* begin Data *

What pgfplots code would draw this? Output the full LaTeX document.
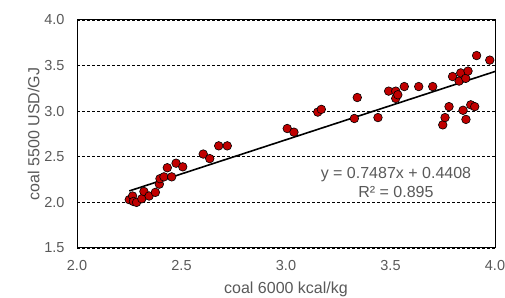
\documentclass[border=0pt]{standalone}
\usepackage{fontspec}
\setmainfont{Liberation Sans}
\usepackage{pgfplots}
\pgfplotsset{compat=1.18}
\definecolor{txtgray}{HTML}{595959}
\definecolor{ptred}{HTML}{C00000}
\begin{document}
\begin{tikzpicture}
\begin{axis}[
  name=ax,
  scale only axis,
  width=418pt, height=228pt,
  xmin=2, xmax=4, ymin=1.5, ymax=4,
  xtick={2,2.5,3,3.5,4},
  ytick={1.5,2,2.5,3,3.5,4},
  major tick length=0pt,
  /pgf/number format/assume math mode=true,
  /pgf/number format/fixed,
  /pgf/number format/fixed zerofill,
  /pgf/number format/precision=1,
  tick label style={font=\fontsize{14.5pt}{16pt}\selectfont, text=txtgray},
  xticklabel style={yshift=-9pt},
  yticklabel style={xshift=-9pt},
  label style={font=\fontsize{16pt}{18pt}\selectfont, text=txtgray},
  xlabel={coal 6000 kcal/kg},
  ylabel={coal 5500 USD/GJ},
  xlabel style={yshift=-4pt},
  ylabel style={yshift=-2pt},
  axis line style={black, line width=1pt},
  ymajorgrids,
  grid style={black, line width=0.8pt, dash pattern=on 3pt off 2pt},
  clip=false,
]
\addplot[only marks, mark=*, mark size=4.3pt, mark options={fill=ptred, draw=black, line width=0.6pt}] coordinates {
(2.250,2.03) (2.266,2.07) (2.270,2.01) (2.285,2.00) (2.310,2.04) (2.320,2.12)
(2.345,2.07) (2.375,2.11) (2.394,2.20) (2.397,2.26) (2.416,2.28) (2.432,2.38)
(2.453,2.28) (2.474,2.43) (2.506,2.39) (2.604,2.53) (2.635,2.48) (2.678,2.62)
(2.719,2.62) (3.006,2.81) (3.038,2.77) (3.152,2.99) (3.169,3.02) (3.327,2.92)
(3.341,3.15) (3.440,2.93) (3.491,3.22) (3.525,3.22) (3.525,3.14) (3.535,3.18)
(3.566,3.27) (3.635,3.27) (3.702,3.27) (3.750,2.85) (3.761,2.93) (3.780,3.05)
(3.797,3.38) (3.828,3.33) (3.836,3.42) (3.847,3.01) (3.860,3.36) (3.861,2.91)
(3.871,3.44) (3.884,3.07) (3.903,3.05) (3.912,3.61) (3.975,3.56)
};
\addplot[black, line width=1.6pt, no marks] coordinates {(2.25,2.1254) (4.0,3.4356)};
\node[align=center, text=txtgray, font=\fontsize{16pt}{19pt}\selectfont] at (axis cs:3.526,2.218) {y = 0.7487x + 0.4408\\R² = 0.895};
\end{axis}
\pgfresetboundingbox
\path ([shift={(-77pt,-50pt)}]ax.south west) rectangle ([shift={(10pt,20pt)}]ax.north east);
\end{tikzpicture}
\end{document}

* end Data *

▶ Exercise
All lines holding the word "draw" should be picked out and copied.

▶ Finished exercise
What pgfplots code would draw this? Output the full LaTeX document.
\addplot[only marks, mark=*, mark size=4.3pt, mark options={fill=ptred, draw=black, line width=0.6pt}] coordinates {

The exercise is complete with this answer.